Akshat: Would companies you back have succeeded regardless of whether Prelude gave them money?
Gabriel: There are some entrepreneurs for whom the money is just a source of fuel. That’s a small segment. There’s a much larger segment where investors did something beyond funding them that helped them succeed.
A mentor told me early in my career that you spend a lot of your time as a VC helping the companies that need help, rather than the ones that are crushing it and only call you when they need some advice. So the most gratifying part of my job is when you find a team that needs help. Not out of distress, but because I know something or I have a set of experiences that they do not have.
Akshat: US investing in climate startups can be neatly split into two eras. One starting in the mid-2000s until 2011, and then the second one starting in 2012 that’s still going. What changed between the two eras?

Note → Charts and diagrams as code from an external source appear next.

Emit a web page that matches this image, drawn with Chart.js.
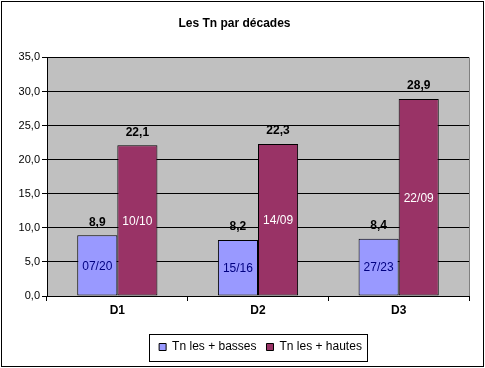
<!DOCTYPE html>
<html>
<head>
<meta charset="utf-8">
<script src="https://cdn.jsdelivr.net/npm/chart.js@4/dist/chart.umd.min.js"></script>
<style>
  html, body { margin: 0; padding: 0; background: #fff; }
  #wrap { width: 485px; height: 368px; }
</style>
</head>
<body>
<div id="wrap"><canvas id="myChart" width="485" height="368"></canvas></div>
<script>
const categories = ['D1', 'D2', 'D3'];
const seriesNames = ['Tn les + basses', 'Tn les + hautes'];
const lowValues = [8.9, 8.2, 8.4];
const highValues = [22.1, 22.3, 28.9];
const lowDates = ['07/20', '15/16', '27/23'];
const highDates = ['10/10', '14/09', '22/09'];

const FONT = 'Arial, "Liberation Sans", sans-serif';
const fmt = v => v.toFixed(1).replace('.', ',');

// grey plot area, outer frame, value + date labels, legend frame
const excelLook = {
  id: 'excelLook',
  afterLayout(chart) {
    // the legend sits under the plot area, not under the whole canvas
    chart.legend.left += 26;
    chart.legend.right += 26;
  },
  beforeDraw(chart) {
    const ctx = chart.ctx;
    const a = chart.chartArea;
    ctx.save();
    ctx.fillStyle = '#fff';
    ctx.fillRect(0, 0, chart.width, chart.height);
    ctx.fillStyle = '#C0C0C0';
    ctx.fillRect(a.left, a.top, a.right - a.left, a.bottom - a.top);
    ctx.restore();
  },
  afterDatasetsDraw(chart) {
    const ctx = chart.ctx;
    const a = chart.chartArea;
    ctx.save();
    // right edge of the plot area
    ctx.strokeStyle = '#808080';
    ctx.lineWidth = 1;
    ctx.beginPath();
    ctx.moveTo(Math.round(a.right) + 0.5, a.top);
    ctx.lineTo(Math.round(a.right) + 0.5, a.bottom);
    ctx.stroke();

    const dates = [lowDates, highDates];
    const inner = ['#000080', '#ffffff'];
    chart.data.datasets.forEach((ds, i) => {
      chart.getDatasetMeta(i).data.forEach((bar, j) => {
        ctx.textAlign = 'center';
        ctx.textBaseline = 'middle';
        ctx.font = 'bold 12px ' + FONT;
        ctx.fillStyle = '#000';
        ctx.fillText(fmt(ds.data[j]), bar.x, bar.y - 13);
        ctx.font = '12px ' + FONT;
        ctx.fillStyle = inner[i];
        ctx.fillText(dates[i][j], bar.x, (bar.y + bar.base) / 2 + 1);
      });
    });
    ctx.restore();
  },
  afterDraw(chart) {
    const ctx = chart.ctx;
    ctx.save();
    ctx.strokeStyle = '#000';
    ctx.lineWidth = 1;
    const boxes = chart.legend.legendHitBoxes;
    if (boxes && boxes.length) {
      const l = Math.min(...boxes.map(b => b.left)) - 10;
      const r = Math.max(...boxes.map(b => b.left + b.width)) + 5;
      const mid = boxes[0].top + boxes[0].height / 2;
      ctx.strokeRect(Math.round(l) + 0.5, Math.round(mid - 13) + 0.5, Math.round(r - l), 27);
    }
    ctx.strokeRect(1.5, 1.5, chart.width - 3, chart.height - 3);
    ctx.restore();
  }
};

const data = {
  labels: categories,
  datasets: [
    {
      label: seriesNames[0],
      data: lowValues,
      backgroundColor: '#9999FF',
      borderColor: '#000',
      borderWidth: 1,
      borderSkipped: false
    },
    {
      label: seriesNames[1],
      data: highValues,
      backgroundColor: '#993366',
      borderColor: '#000',
      borderWidth: 1,
      borderSkipped: false
    }
  ]
};

const config = {
  type: 'bar',
  data: data,
  options: {
    responsive: false,
    animation: false,
    events: [],
    layout: { padding: { left: 0, right: 16, top: 0, bottom: 5 } },
    datasets: { bar: { categoryPercentage: 0.57, barPercentage: 1 } },
    scales: {
      x: {
        afterFit: s => { s.height = 35; },
        grid: { display: true, drawOnChartArea: false, offset: true, color: '#000', tickLength: 5 },
        border: { color: '#000' },
        ticks: { color: '#000', padding: 2, font: { family: FONT, size: 12, weight: 'bold' } }
      },
      y: {
        min: 0,
        max: 35,
        afterFit: s => { s.width = 47; },
        grid: { color: '#000', tickLength: 5 },
        border: { color: '#000' },
        ticks: { stepSize: 5, color: '#000', padding: 2, font: { family: FONT, size: 11 }, callback: v => fmt(v) }
      }
    },
    plugins: {
      title: {
        display: true,
        text: 'Les Tn par décades',
        color: '#000',
        font: { family: FONT, size: 12, weight: 'bold' },
        padding: { top: 16, bottom: 27 }
      },
      legend: {
        position: 'bottom',
        labels: { color: '#000', boxWidth: 7, boxHeight: 7, padding: 10, font: { family: FONT, size: 12 } }
      },
      tooltip: { enabled: false }
    }
  },
  plugins: [excelLook]
};

const myChart = new Chart(document.getElementById('myChart'), config);
</script>
</body>
</html>
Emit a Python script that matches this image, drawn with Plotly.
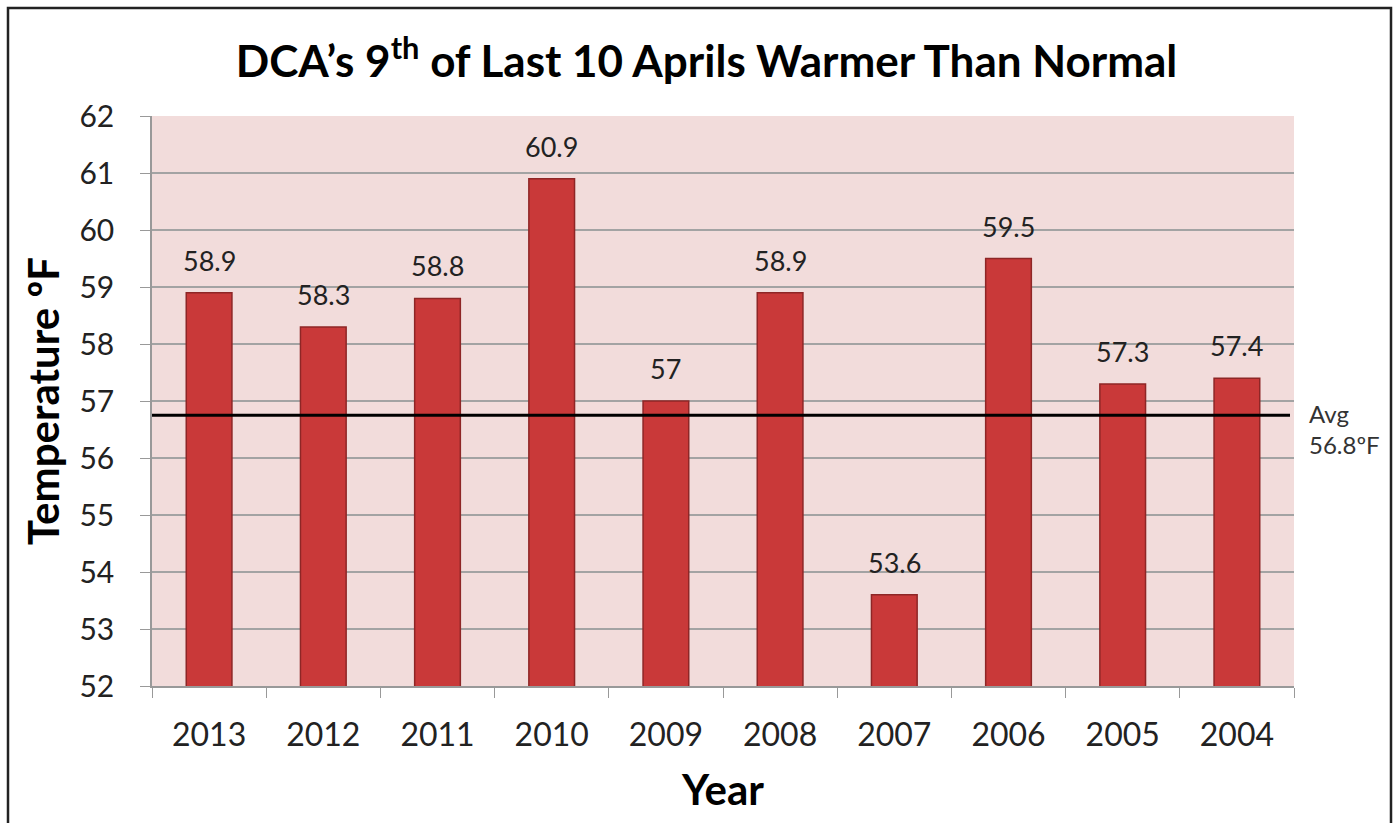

Gabriel: Let’s take batteries as an example. We worked a ton on batteries starting in 2007 or maybe even a little earlier. A lot of those companies just flat-out failed. The electrochemistry didn’t work. The scaling didn’t pan out. But many battery startups are succeeding now. Partly because of the advances in machine learning and the cost of cloud computing that we can now bring to bear to solve hard problems.
The other thing that has changed is the sense of urgency. I now firmly believe that people, corporations, and governments all understand the problem. That has resulted in the right flows to the capital markets. Not just venture capital, but everything from early-stage investing to late-stage growth. There is capital available for great entrepreneurs who are tackling hard problems in a way that wasn’t possible in the first era. That is why this second clean tech boom has been more successful.
Akshat: How exactly does the Inflation Reduction Act boost US startups?
Gabriel: I’ve been focused on grid-scale batteries. The bill has tax credits for domestic manufacturing that make it economic for many startups to manufacture and sell their new batteries from day zero. It enables us to go faster and bring down the cost faster. And that brings manufacturing onshore, not just for startups but also for big companies. There are also standalone credits for energy storage that creates demand for batteries. We believed we had a robust and strong progression, but now people are beating down our doors.